- WHAT TO WORK ON
Retype, exactly as they stand, the lines from the start of the data to the line that contains "fig = go.Figure()", both ends included. Leave the pictures out.

- DATA LINES

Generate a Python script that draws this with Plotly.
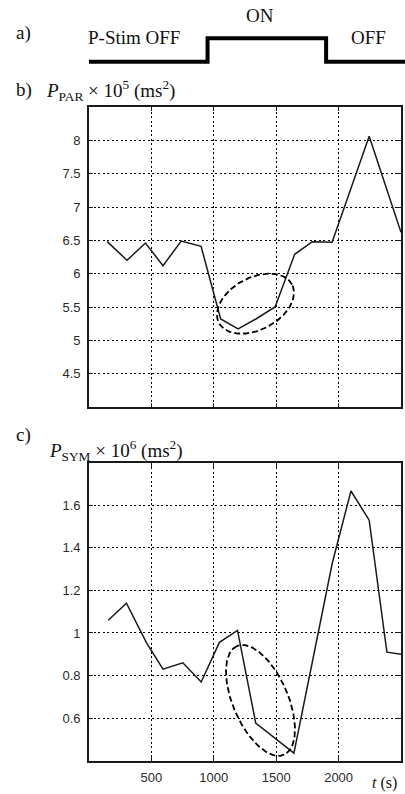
import numpy as np
import plotly.graph_objects as go

# ---------------- data ----------------
stim_t = [0, 950, 950, 1900, 1900, 2600]
stim_state = [0, 0, 1, 1, 0, 0]

par_t = [146, 305, 452, 593, 739, 898, 1055, 1195, 1337, 1491, 1648, 1789, 1948, 2245, 2500]
par_val = [6.48, 6.20, 6.46, 6.12, 6.49, 6.41, 5.32, 5.17, 5.32, 5.50, 6.29, 6.48, 6.47, 8.06, 6.62]

sym_t = [154, 300, 460, 593, 752, 899, 1045, 1190, 1336, 1642, 1950, 2099, 2245, 2387, 2500]
sym_val = [1.06, 1.14, 0.955, 0.83, 0.86, 0.77, 0.956, 1.012, 0.577, 0.436, 1.33, 1.667, 1.53, 0.91, 0.90]

x_ticks = [500, 1000, 1500, 2000]
x_tick_text = ["500", "1000", "1500", "2000"]
par_ticks = [4.5, 5, 5.5, 6, 6.5, 7, 7.5, 8]
par_tick_text = ["4.5", "5", "5.5", "6", "6.5", "7", "7.5", "8"]
sym_ticks = [0.6, 0.8, 1.0, 1.2, 1.4, 1.6]
sym_tick_text = ["0.6", "0.8", "1", "1.2", "1.4", "1.6"]

# ellipse highlights: centre (data), semi-axes (px), angle (deg)
ell_par = dict(cx=1334, cy=5.55, a=41.3, b=26.1, ang=27.6)
ell_sym = dict(cx=1374, cy=0.683, a=59.2, b=27.6, ang=113.3)

# ---------------- layout geometry ----------------
W, H = 405, 794
X_L, X_R = 89, 401
B_T, B_B = 107, 407
C_T, C_B = 462.7, 760.7
X_RANGE = [0, 2500]
PAR_RANGE = [4, 8.5]
SYM_RANGE = [0.4, 1.8]


def ellipse(p, yrange, top, bot):
    dx = (X_RANGE[1] - X_RANGE[0]) / (X_R - X_L)
    dy = (yrange[1] - yrange[0]) / (bot - top)
    t = np.linspace(0, 2 * np.pi, 200)
    th = np.radians(p["ang"])
    ex = p["a"] * np.cos(th) * np.cos(t) - p["b"] * np.sin(th) * np.sin(t)
    ey = p["a"] * np.sin(th) * np.cos(t) + p["b"] * np.cos(th) * np.sin(t)
    return p["cx"] + ex * dx, p["cy"] + ey * dy


fig = go.Figure()

LINE_C = "#1a1a1a"
fig.add_trace(go.Scatter(x=stim_t, y=stim_state, mode="lines",
                         line=dict(color="#000", width=4, shape="linear"),
                         xaxis="x3", yaxis="y3", hoverinfo="skip"))
fig.add_trace(go.Scatter(x=par_t, y=par_val, mode="lines",
                         line=dict(color=LINE_C, width=1.5), xaxis="x", yaxis="y"))
ex, ey = ellipse(ell_par, PAR_RANGE, B_T, B_B)
fig.add_trace(go.Scatter(x=ex, y=ey, mode="lines",
                         line=dict(color="#000", width=1.8, dash="6px,3px"), xaxis="x", yaxis="y"))
fig.add_trace(go.Scatter(x=sym_t, y=sym_val, mode="lines",
                         line=dict(color=LINE_C, width=1.5), xaxis="x2", yaxis="y2"))
ex, ey = ellipse(ell_sym, SYM_RANGE, C_T, C_B)
fig.add_trace(go.Scatter(x=ex, y=ey, mode="lines",
                         line=dict(color="#000", width=1.8, dash="6px,3px"), xaxis="x2", yaxis="y2"))

xdom = [X_L / W, X_R / W]
tickfont = dict(family="Liberation Sans, Arial, sans-serif", size=13, color="#2a2a2a")
common = dict(showline=True, linecolor="#1a1a1a", linewidth=1.6, mirror="ticks",
              ticks="inside", ticklen=4, tickcolor="#1a1a1a",
              showgrid=True, gridcolor="#000", gridwidth=1.3, griddash="2px,2.5px",
              zeroline=False, tickfont=tickfont, fixedrange=True)

a_low, a_high = 61.7, 38.3
unit = a_low - a_high
y3dom = [1 - (a_low + unit / 2) / H, 1 - (a_high - unit / 2) / H]
x3_end = X_RANGE[1] * (W - X_L) / (X_R - X_L)

fig.update_layout(
    width=W, height=H, margin=dict(l=0, r=0, t=0, b=0),
    paper_bgcolor="white", plot_bgcolor="white", showlegend=False,
    xaxis=dict(domain=xdom, range=X_RANGE, anchor="y", tickvals=x_ticks,
               showticklabels=False, **common),
    yaxis=dict(domain=[1 - B_B / H, 1 - B_T / H], range=PAR_RANGE, anchor="x",
               tickvals=par_ticks, ticktext=par_tick_text, ticklabelstandoff=4, **common),
    xaxis2=dict(domain=xdom, range=X_RANGE, anchor="y2", tickvals=x_ticks,
                ticktext=x_tick_text, ticklabelstandoff=4, **common),
    yaxis2=dict(domain=[1 - C_B / H, 1 - C_T / H], range=SYM_RANGE, anchor="x2",
                tickvals=sym_ticks, ticktext=sym_tick_text, ticklabelstandoff=4, **common),
    xaxis3=dict(domain=[X_L / W, 1.0], range=[0, x3_end], anchor="y3", visible=False, fixedrange=True),
    yaxis3=dict(domain=y3dom, range=[-0.5, 1.5], anchor="x3", visible=False, fixedrange=True),
)

SERIF = "Liberation Serif, Times New Roman, serif"


def label(text, px, py, xanchor="left", size=19, family=SERIF, color="#111"):
    fig.add_annotation(text=text, x=px / W, y=1 - py / H, xref="paper", yref="paper",
                       xanchor=xanchor, yanchor="middle", showarrow=False,
                       font=dict(family=family, size=size, color=color))


label("a)", 14, 33)
label("P-Stim OFF", 134, 38, xanchor="center")
label("ON", 260, 15, xanchor="center")
label("OFF", 368, 38, xanchor="center")
label("b)", 14, 90)
label("<i>P</i><sub>PAR</sub> × 10<sup>5</sup> (ms<sup>2</sup>)", 44, 90)
label("c)", 14, 435)
label("<i>P</i><sub>SYM</sub> × 10<sup>6</sup> (ms<sup>2</sup>)", 47, 450)
label("<i>t</i> (s)", 370, 783, size=16)

fig.write_html("out.html", config={"displayModeBar": False},
               post_script="document.body.style.margin='0';document.body.style.overflow='hidden';")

- REPLY
Generate a Python script that draws this with Plotly.
import numpy as np
import plotly.graph_objects as go

# ---------------- data ----------------
stim_t = [0, 950, 950, 1900, 1900, 2600]
stim_state = [0, 0, 1, 1, 0, 0]

par_t = [146, 305, 452, 593, 739, 898, 1055, 1195, 1337, 1491, 1648, 1789, 1948, 2245, 2500]
par_val = [6.48, 6.20, 6.46, 6.12, 6.49, 6.41, 5.32, 5.17, 5.32, 5.50, 6.29, 6.48, 6.47, 8.06, 6.62]

sym_t = [154, 300, 460, 593, 752, 899, 1045, 1190, 1336, 1642, 1950, 2099, 2245, 2387, 2500]
sym_val = [1.06, 1.14, 0.955, 0.83, 0.86, 0.77, 0.956, 1.012, 0.577, 0.436, 1.33, 1.667, 1.53, 0.91, 0.90]

x_ticks = [500, 1000, 1500, 2000]
x_tick_text = ["500", "1000", "1500", "2000"]
par_ticks = [4.5, 5, 5.5, 6, 6.5, 7, 7.5, 8]
par_tick_text = ["4.5", "5", "5.5", "6", "6.5", "7", "7.5", "8"]
sym_ticks = [0.6, 0.8, 1.0, 1.2, 1.4, 1.6]
sym_tick_text = ["0.6", "0.8", "1", "1.2", "1.4", "1.6"]

# ellipse highlights: centre (data), semi-axes (px), angle (deg)
ell_par = dict(cx=1334, cy=5.55, a=41.3, b=26.1, ang=27.6)
ell_sym = dict(cx=1374, cy=0.683, a=59.2, b=27.6, ang=113.3)

# ---------------- layout geometry ----------------
W, H = 405, 794
X_L, X_R = 89, 401
B_T, B_B = 107, 407
C_T, C_B = 462.7, 760.7
X_RANGE = [0, 2500]
PAR_RANGE = [4, 8.5]
SYM_RANGE = [0.4, 1.8]


def ellipse(p, yrange, top, bot):
    dx = (X_RANGE[1] - X_RANGE[0]) / (X_R - X_L)
    dy = (yrange[1] - yrange[0]) / (bot - top)
    t = np.linspace(0, 2 * np.pi, 200)
    th = np.radians(p["ang"])
    ex = p["a"] * np.cos(th) * np.cos(t) - p["b"] * np.sin(th) * np.sin(t)
    ey = p["a"] * np.sin(th) * np.cos(t) + p["b"] * np.cos(th) * np.sin(t)
    return p["cx"] + ex * dx, p["cy"] + ey * dy


fig = go.Figure()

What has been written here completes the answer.